The Straight Story
Written by John Roach & Mary Sweeney
Directed by David Lynch
France/UK/USA, 1999
A film entitled The Straight Story seems like a lie in the bizarre hands of a director like David Lynch, famous for injecting art house storytelling and theater styling into his more mainstream fare. An adaptation of an Iowa farmer’s journey? From Mr. Twin Peaks? Alright, what’s the catch?
The Straight Story’s title is no trick. In fact, it’s about as real as stories get, adapted from the actual 1994 journey of Iowa farmer Alvin Straight. After a less than satisfactory visit to the doctor reminds him of his mortality, Alvin (Richard Farnsworth) decides to set things right. He begins by setting off to Mt Zion, Wisconsin to make amends with his estranged brother Lyle (Harry Dean Stanton), who’s fallen deathly ill. There’s just a one problem: Alvin has no way of getting there. His vision isn’t what it used to be and he certainly can’t allow his mentally disabled daughter (Sissy Spacek) to drive the family pick-up. So despite a pair of bum legs and no apparent ability to plan ahead, Alvin does what anyone else would do and buys a John Deere tractor, hitching it up to a trailer of wieners and gasoline, and departing in the hot Iowa summer, where what might be a five-hour car drive turns into a month-long trek across swaths of farmland in small town America.
Alongside every Budweiser commercial in the past ten Super Bowls, The Straight Story definitely doubles as wheat field porn, and Lynch and cinematographer Freddie Francis showcase farm country with a sweeping economy in deep staging and arcing crane shots. There’s an undeniable whiff of antebellum romanticism here, akin to Gone With the Wind, Giant, and what Robert Elswit would more recently execute with aplomb in There Will Be Blood. Lynch coats nearly every travel scene with Angelo Badalamenti’s score, an analeptic flamenco-inspired crest of guitar pickings, and as successfully evocative as it is, Lynch has done it a disservice through his overuse. A nostalgic score and crops at dusk combine for an exquisite but shameless sentimentality, made all the more obvious by John Roach and Mary Sweeney’s scriptwork, best described as self-replicating. Alvin idles along country roads during the day. Alvin pitches a tent at night. Alvin is visited by a local friendly. Alvin reveals a snippet of his oral autobiography. Straight Story’s insular understanding of the Midwest as a country-twee fairyland nearly insults the viewer’s intelligence in its suggestion that one can drop in at a moment’s notice to any Wisconsin suburb and expect a plate of meatloaf and pipin’ hot garlic mashed. Similarly, Iowa is envisioned as a realization of Forrest Gump’s more fantastical flights of characterization, where every other personality has some endearing idiosyncrasy: a store clerk’s fondness for his “grabber”; Sissy Spacek’s spastic speech impediment; a rotund neighbor’s affinity for pink frosted donuts. The delusion even morphs into geographical uncertainty. If Alvin’s from Iowa, why does Farnsworth talk like he’s from Lexington?
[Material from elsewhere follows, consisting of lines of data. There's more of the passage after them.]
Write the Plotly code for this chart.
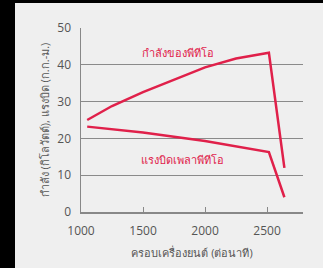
import plotly.graph_objects as go

power_rpm = [1050, 1250, 1500, 1750, 2000, 2250, 2400, 2515, 2640]
power_kw = [25.0, 28.8, 32.6, 36.0, 39.3, 41.7, 42.7, 43.3, 12.0]
torque_rpm = [1050, 1500, 2000, 2515, 2640]
torque_kgm = [23.2, 21.6, 19.3, 16.3, 4.0]
x_ticks = [1000, 1500, 2000, 2500]
y_ticks = [0, 10, 20, 30, 40, 50]

RED = "#e0204a"
GREY_TXT = "#555555"
FONT = "Open Sans, Noto Sans, DejaVu Sans, sans-serif"

fig = go.Figure()
fig.add_trace(go.Scatter(x=power_rpm, y=power_kw, mode="lines",
                         line=dict(color=RED, width=2.5),
                         showlegend=False, hoverinfo="skip"))
fig.add_trace(go.Scatter(x=torque_rpm, y=torque_kgm, mode="lines",
                         line=dict(color=RED, width=2.5),
                         showlegend=False, hoverinfo="skip"))

fig.add_annotation(x=1782, y=43.3, text="กำลังของพีทีโอ", showarrow=False,
                   font=dict(color=RED, size=11, family=FONT))
fig.add_annotation(x=1815, y=14.4, text="แรงบิดเพลาพีทีโอ", showarrow=False,
                   font=dict(color=RED, size=11, family=FONT))

fig.update_layout(
    width=308, height=265,
    margin=dict(l=66, r=20, t=25, b=56, autoexpand=False),
    paper_bgcolor="#efefef", plot_bgcolor="#efefef",
    font=dict(family=FONT, color=GREY_TXT, size=12),
    xaxis=dict(range=[1000, 2790], tickvals=x_ticks, showgrid=False, automargin=False,
               showline=True, linecolor="#888888", linewidth=1.5,
               ticks="inside", ticklen=5, tickcolor="#888888", ticklabelstandoff=7,
               zeroline=False, tickfont=dict(size=12, color=GREY_TXT),
               title=dict(text="ครอบเครื่องยนต์ (ต่อนาที)", font=dict(size=11, color=GREY_TXT), standoff=11)),
    yaxis=dict(range=[0, 50], tickvals=y_ticks, showgrid=True, gridcolor="#8a8a8a", gridwidth=1,
               automargin=False,
               showline=True, linecolor="#888888", linewidth=1.5, zeroline=False,
               tickfont=dict(size=12, color=GREY_TXT), ticks="", ticklabelstandoff=6,
               title=dict(text="กำลัง (กิโลวัตต์), แรงบิด (ก.ก.-ม.)", font=dict(size=11, color=GREY_TXT), standoff=5)),
)

fig.write_html(
    "out.html",
    config={"displayModeBar": False, "staticPlot": True},
    post_script=("document.body.style.margin='0';document.body.style.padding='3px 0 0 15px';"
                 "document.body.style.background='#000';document.body.style.overflow='hidden';"),
)
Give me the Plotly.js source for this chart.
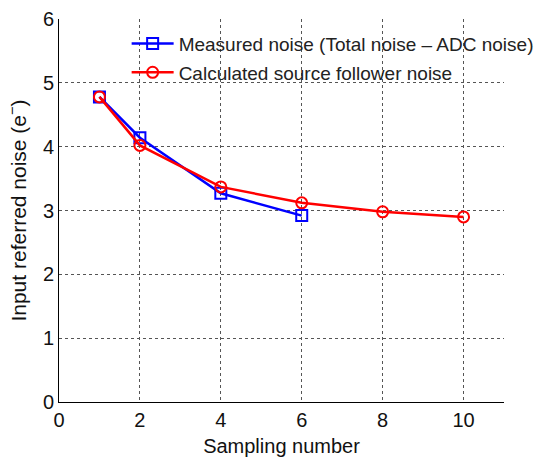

Farnsworth’s presence is acceptable for a story that’s less about the man than it is about the journey, but deserving of an Oscar nomination it is not. Farnsworth speaks like an elderly John Wayne, aged to the brink of complacency. Spacek’s Rose is as entertaining as she is distracting, showing the seams in a performance that ventures little beyond a few speaking tics. Harry Dean Stanton, who occupies only a few minutes of screentime, perfectly captures the pain and regret and sorrow Farnsworth tells us he’s feeling. But then Straight Story ends, rather abruptly, too. It would be a refreshing open note to conclude with, if the ending didn’t feel so disingenuous to what’s come before it. Ironically enough, in a story about getting from point A to point B, its characters never really go anywhere. It shifts its pieces within a shallow understanding of middle Americana. In his original review, Ebert considered this simplicity “lyrical” storytelling, and certainly there’s a careful art to sparse storytelling; look to Ozu’s filmography for that. The Disney banner here is insurance enough that Lynch stays out of his own traditional bizarreness, and in the end The Straight Story succeeds at a basic level as inoffensive homey fluff. There’s no introspection, though, no meditation in what might have been a quiet, reflective picture. Reducing anything to its base parts often feels unfair, but remembering this as “That One Tractor Movie” feels mighty appropriate.